Filmed in Los Angeles under the working title Paradise City starting February 2024, the series masterfully blends claustrophobic bunker aesthetics—sterile corridors, flickering holograms, and echoing vents—with flashbacks to the chaotic “Day” that razed society. Cinematographer David Mullen (The Handmaid’s Tale) crafts a palette of cool blues and stark whites that mirrors the characters’ isolation, while composer Blake Neely’s score pulses with understated dread. Executive producers Fogelman, Jess Rosenthal, John Hoberg, Sterling K. Brown, Steve Beers, Glenn Ficarra, and John Requa ensure the emotional beats land as hard as the plot twists.

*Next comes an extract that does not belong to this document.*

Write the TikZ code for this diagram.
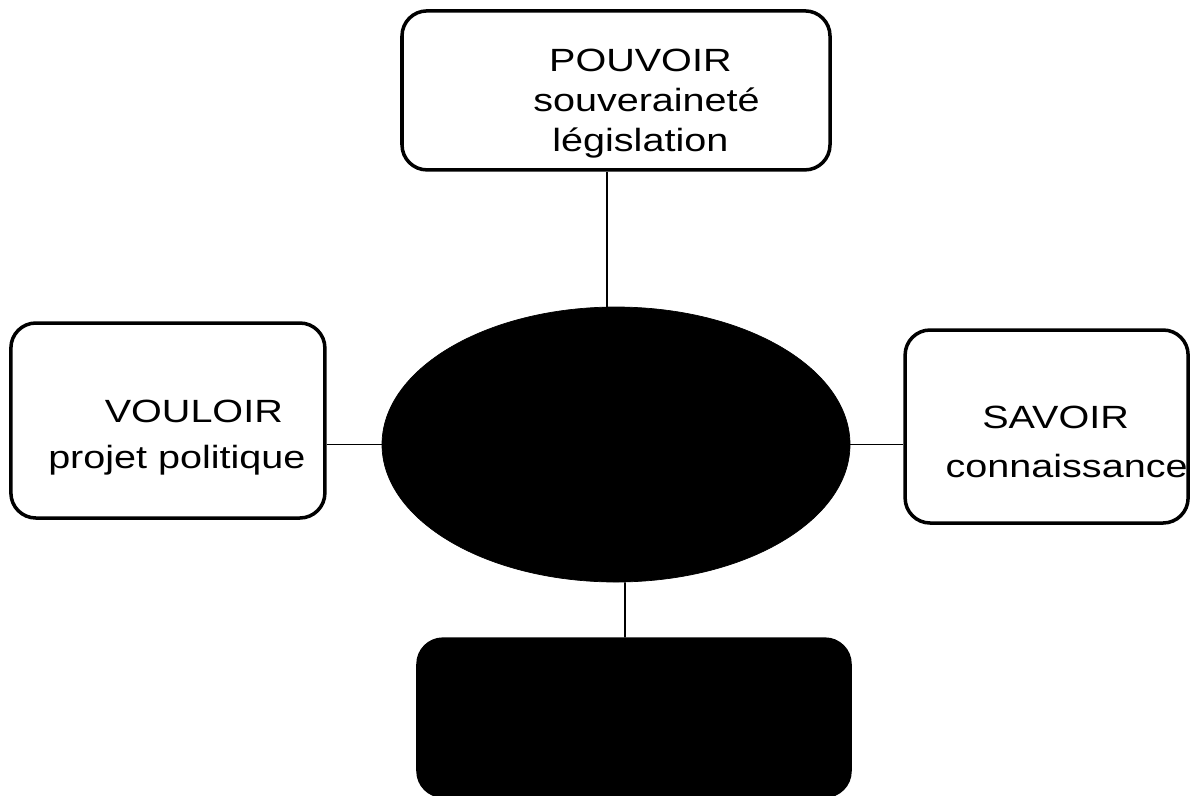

Critics are raving: a 92% on Rotten Tomatoes, with The Hollywood Reporter calling it “a post-apocalyptic Succession with higher stakes and lower oxygen.” The premiere drew 1.4 million viewers on ABC’s special broadcast and 250,000 on FX, topping Hulu’s Top 15 for weeks. Samba TV ranked it third most-streamed in the U.S. for February 3–9, while Reelgood placed it second for the week ending February 13.

Paradise isn’t just binge TV—it’s a mirror to our divided world, asking: In a bunker of the elite, who’s really in danger? Stream now on Hulu; the investigation awaits, and the truth is buried deep.